▸ Instruction:
Start at the line containing "Reproduce this chart with matplotlib.", stop at the line containing "plt.rcParams['font.size'] = 11", and please reproduce every line in between, both ends included, without pictures.

▸ Data shown:

# # #

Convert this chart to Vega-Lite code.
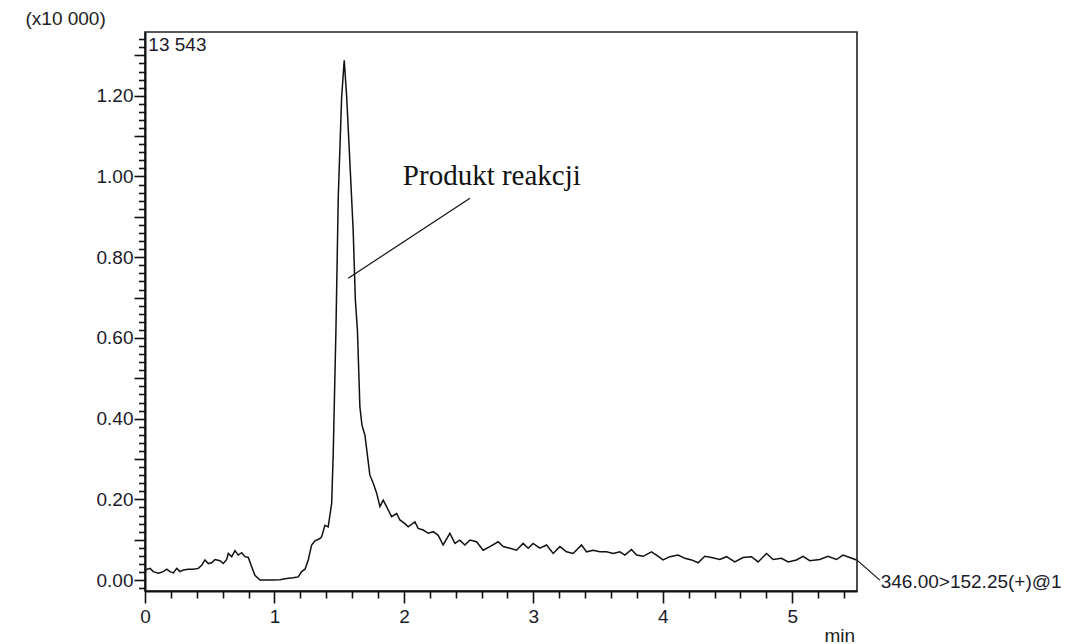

# # #

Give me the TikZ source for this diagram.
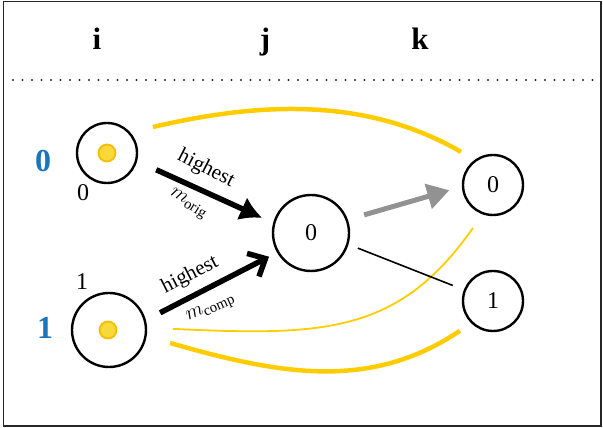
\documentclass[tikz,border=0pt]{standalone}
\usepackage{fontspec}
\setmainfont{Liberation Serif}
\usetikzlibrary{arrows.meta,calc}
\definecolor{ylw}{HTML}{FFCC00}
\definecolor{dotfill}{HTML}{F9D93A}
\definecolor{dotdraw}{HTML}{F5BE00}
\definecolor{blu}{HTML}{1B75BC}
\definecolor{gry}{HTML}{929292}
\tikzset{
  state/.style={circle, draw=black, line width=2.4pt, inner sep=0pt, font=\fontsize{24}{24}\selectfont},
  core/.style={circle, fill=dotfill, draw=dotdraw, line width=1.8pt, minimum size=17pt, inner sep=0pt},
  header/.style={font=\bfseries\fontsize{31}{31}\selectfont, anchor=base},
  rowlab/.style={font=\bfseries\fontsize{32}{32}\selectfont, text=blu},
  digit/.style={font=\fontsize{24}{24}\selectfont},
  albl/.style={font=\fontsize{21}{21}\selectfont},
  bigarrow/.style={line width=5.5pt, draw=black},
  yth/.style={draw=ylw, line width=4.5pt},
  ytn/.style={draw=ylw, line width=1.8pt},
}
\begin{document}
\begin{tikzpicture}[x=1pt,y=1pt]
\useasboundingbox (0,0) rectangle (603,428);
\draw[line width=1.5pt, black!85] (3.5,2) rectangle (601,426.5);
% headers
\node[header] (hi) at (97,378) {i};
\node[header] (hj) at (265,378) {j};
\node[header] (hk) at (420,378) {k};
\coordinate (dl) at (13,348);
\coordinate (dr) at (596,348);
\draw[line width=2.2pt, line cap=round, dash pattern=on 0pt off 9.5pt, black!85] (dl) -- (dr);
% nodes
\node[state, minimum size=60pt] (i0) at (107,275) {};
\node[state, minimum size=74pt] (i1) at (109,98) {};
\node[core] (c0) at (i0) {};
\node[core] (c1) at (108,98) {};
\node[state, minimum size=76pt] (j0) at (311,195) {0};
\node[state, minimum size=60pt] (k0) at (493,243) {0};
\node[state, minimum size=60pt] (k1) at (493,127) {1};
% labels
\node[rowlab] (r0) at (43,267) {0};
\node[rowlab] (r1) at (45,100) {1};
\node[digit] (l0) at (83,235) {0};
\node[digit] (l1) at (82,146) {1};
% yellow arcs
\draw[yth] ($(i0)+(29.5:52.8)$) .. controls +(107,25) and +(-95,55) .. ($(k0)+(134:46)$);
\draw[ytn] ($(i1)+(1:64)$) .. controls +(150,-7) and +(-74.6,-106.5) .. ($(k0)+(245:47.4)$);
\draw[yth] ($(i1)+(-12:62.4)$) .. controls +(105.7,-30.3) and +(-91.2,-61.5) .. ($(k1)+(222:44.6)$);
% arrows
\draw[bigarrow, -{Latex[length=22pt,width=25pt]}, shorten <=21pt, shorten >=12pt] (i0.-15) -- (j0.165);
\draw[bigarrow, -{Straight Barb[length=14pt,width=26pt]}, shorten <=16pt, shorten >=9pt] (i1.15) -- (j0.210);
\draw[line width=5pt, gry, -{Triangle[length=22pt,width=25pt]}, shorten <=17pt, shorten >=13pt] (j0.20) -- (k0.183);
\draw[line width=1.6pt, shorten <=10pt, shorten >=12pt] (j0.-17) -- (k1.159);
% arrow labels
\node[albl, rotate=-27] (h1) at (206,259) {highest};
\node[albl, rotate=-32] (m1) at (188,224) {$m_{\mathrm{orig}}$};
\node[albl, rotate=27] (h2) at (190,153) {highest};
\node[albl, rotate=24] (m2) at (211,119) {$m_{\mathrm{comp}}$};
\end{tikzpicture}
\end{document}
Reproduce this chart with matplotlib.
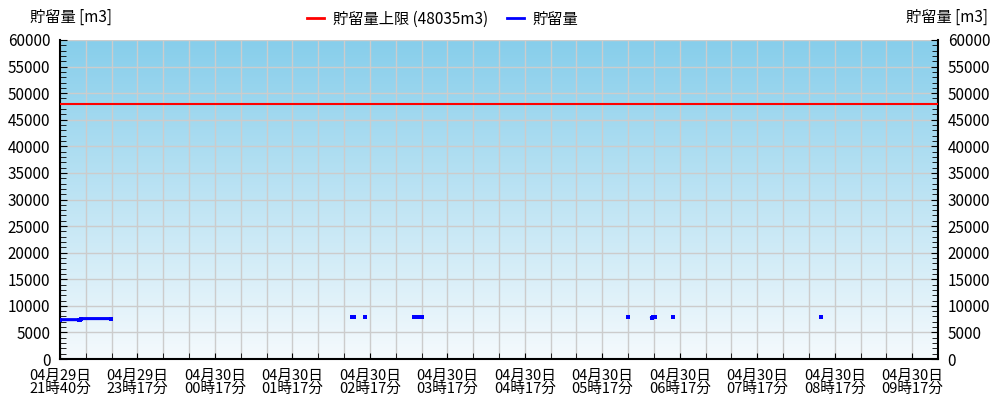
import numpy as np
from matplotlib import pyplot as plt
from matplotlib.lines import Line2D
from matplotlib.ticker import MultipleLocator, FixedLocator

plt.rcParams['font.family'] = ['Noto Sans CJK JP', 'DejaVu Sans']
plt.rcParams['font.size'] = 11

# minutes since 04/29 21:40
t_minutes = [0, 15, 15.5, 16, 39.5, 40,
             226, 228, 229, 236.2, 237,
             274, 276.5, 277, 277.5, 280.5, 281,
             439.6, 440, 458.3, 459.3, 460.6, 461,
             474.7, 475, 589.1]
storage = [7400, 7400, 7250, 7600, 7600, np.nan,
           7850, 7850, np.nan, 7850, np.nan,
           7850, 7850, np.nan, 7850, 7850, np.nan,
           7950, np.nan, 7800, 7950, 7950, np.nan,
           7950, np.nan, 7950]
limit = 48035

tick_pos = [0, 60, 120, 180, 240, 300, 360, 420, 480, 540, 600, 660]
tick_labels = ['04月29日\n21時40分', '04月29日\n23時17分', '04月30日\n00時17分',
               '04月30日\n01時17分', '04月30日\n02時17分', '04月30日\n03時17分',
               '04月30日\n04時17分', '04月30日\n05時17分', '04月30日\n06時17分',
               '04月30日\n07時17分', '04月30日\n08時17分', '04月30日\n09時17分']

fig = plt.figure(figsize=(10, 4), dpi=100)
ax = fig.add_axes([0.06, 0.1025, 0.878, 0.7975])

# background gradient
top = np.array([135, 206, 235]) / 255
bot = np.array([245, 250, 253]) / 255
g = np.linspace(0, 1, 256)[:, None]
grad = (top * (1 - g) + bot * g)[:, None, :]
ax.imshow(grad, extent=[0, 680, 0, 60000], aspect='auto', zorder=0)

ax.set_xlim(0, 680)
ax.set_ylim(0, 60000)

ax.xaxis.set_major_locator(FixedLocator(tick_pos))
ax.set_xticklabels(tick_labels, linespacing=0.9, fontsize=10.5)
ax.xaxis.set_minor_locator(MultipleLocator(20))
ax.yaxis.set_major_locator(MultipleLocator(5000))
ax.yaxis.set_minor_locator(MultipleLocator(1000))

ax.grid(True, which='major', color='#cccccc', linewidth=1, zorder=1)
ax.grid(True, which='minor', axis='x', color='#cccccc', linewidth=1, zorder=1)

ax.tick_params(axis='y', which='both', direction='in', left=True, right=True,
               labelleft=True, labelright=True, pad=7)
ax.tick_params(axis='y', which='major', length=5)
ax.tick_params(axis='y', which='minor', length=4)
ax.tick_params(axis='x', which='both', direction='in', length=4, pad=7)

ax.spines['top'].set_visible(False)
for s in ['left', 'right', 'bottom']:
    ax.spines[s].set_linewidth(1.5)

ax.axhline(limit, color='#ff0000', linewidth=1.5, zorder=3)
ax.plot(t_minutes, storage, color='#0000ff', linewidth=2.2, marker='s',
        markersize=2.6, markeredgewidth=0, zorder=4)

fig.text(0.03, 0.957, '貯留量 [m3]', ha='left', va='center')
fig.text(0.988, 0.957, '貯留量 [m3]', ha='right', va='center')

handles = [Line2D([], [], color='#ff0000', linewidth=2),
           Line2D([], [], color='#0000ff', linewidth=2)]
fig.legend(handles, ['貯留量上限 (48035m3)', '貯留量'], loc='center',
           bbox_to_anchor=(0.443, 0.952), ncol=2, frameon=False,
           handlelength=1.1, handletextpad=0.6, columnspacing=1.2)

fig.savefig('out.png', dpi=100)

# # #

▸ Exercise output:
Reproduce this chart with matplotlib.
import numpy as np
from matplotlib import pyplot as plt
from matplotlib.lines import Line2D
from matplotlib.ticker import MultipleLocator, FixedLocator

plt.rcParams['font.family'] = ['Noto Sans CJK JP', 'DejaVu Sans']
plt.rcParams['font.size'] = 11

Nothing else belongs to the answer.